Grace For Yourself & Others

I do a fair amount of traveling and learned a thing or two about navigating airports and airport security.  I thought I would share some of these pro tips with you because I'm a generous guy.  

Pro Tip #1 - Wear clothing that doesn't impede the security process.  Invest in slip-on shoes, and don't wear a belt.  Have your jacket and hat removed before you put your stuff on the conveyor at security.  Act like you've been there before, man.  

Pro Tip #2 - The security lines full of parents with 4.5 kids, two strollers, and fourteen carry-on items is probably not your best bet for a speedy security process. 

Pro Tip #3 - When de-planing the airplane after landing, get your stuff and be ready to roll when your time comes.  If you're ready, you can probably bypass twenty people who are still trying to find their cell phones in the seat back. 

I've also developed a long list of pet peeves relating to how other people act in the airport. I've given them names to match their transgressions:   

Talkative Terry - Terry has no concern for your physical space or that you are obviously wearing your headphones and don't want to discuss all of the Waffle Houses he's been to. 

Perpetually, Un-Prepared Polly - Polly has no idea where her boarding pass can be found and never discovers this until she's at the gate.  She also always tries to send a full water bottle through the security conveyor, thereby delaying everyone behind her. 

Overwhelmed Olive - Olive and her six kids are usually in front of you at Starbucks.  And they all order frappuccinos and food that requires heating.  All you wanted was black coffee. 
 There are a bunch more, but I'm aiming for brevity here.  Also, don't judge me.  You have your own list, I'm guessing.  

Still, I often wonder how much of my antipathy toward others in places like the airport might be a small example of how I generally feel toward others everywhere else.  

And further, how much of these ill feelings I'm feeling might be sourced by subconscious things like my prejudices, biases, baggage, or worse, the fear that I might be just... like... them.  

It's enough to make you doubt your essential goodness as a human.   

It's also enough to make you wonder if maybe, just maybe, you shouldn't be feeling all that animosity toward other people because they need grace, just like you need grace.  

The great Buddhist teacher Pema Chodron once wrote: 

In order to feel compassion for other people, we have to feel compassion for ourselves.  In particular, to care about people who are fearful, angry, jealous, overpowered by addictions of all kinds, arrogant, proud, miserly, selfish, mean, you name it--to have compassion and to care for these people means not to run from the pain of finding these things in ourselves.  

I feel like Jesus was all about this kind of introspection.  He told his followers to be careful about spending so much time on other people's miscues while ignoring their own.  

He told stories that turned his listeners' expectations upside down as they were forced to identify with the very people they loathed. 

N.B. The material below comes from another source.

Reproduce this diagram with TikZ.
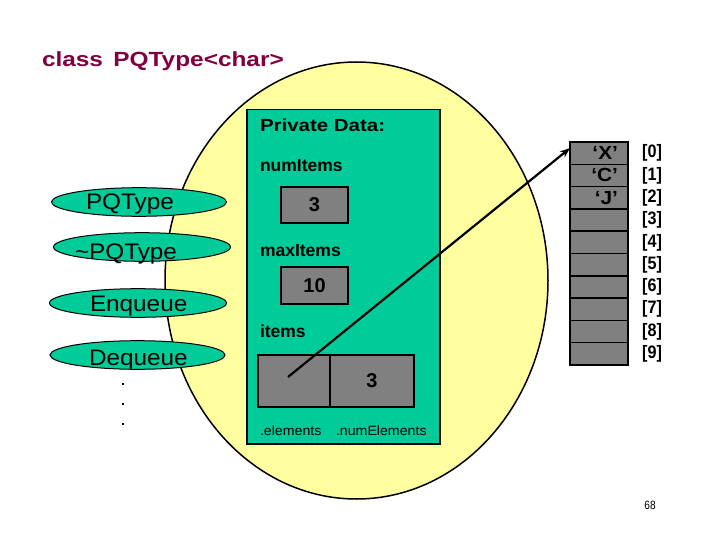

I wish I could be more like Jesus.  I figure we all kind of wish that, don't we?  And there's no better way to become more like Jesus than to start having compassion for others as we face the fact that we need grace and mercy for ourselves first. 

May you discover this compassion for yourself and others today and every day from this day.  And may the grace and peace of our Lord Jesus Christ be with you now and always. Amen.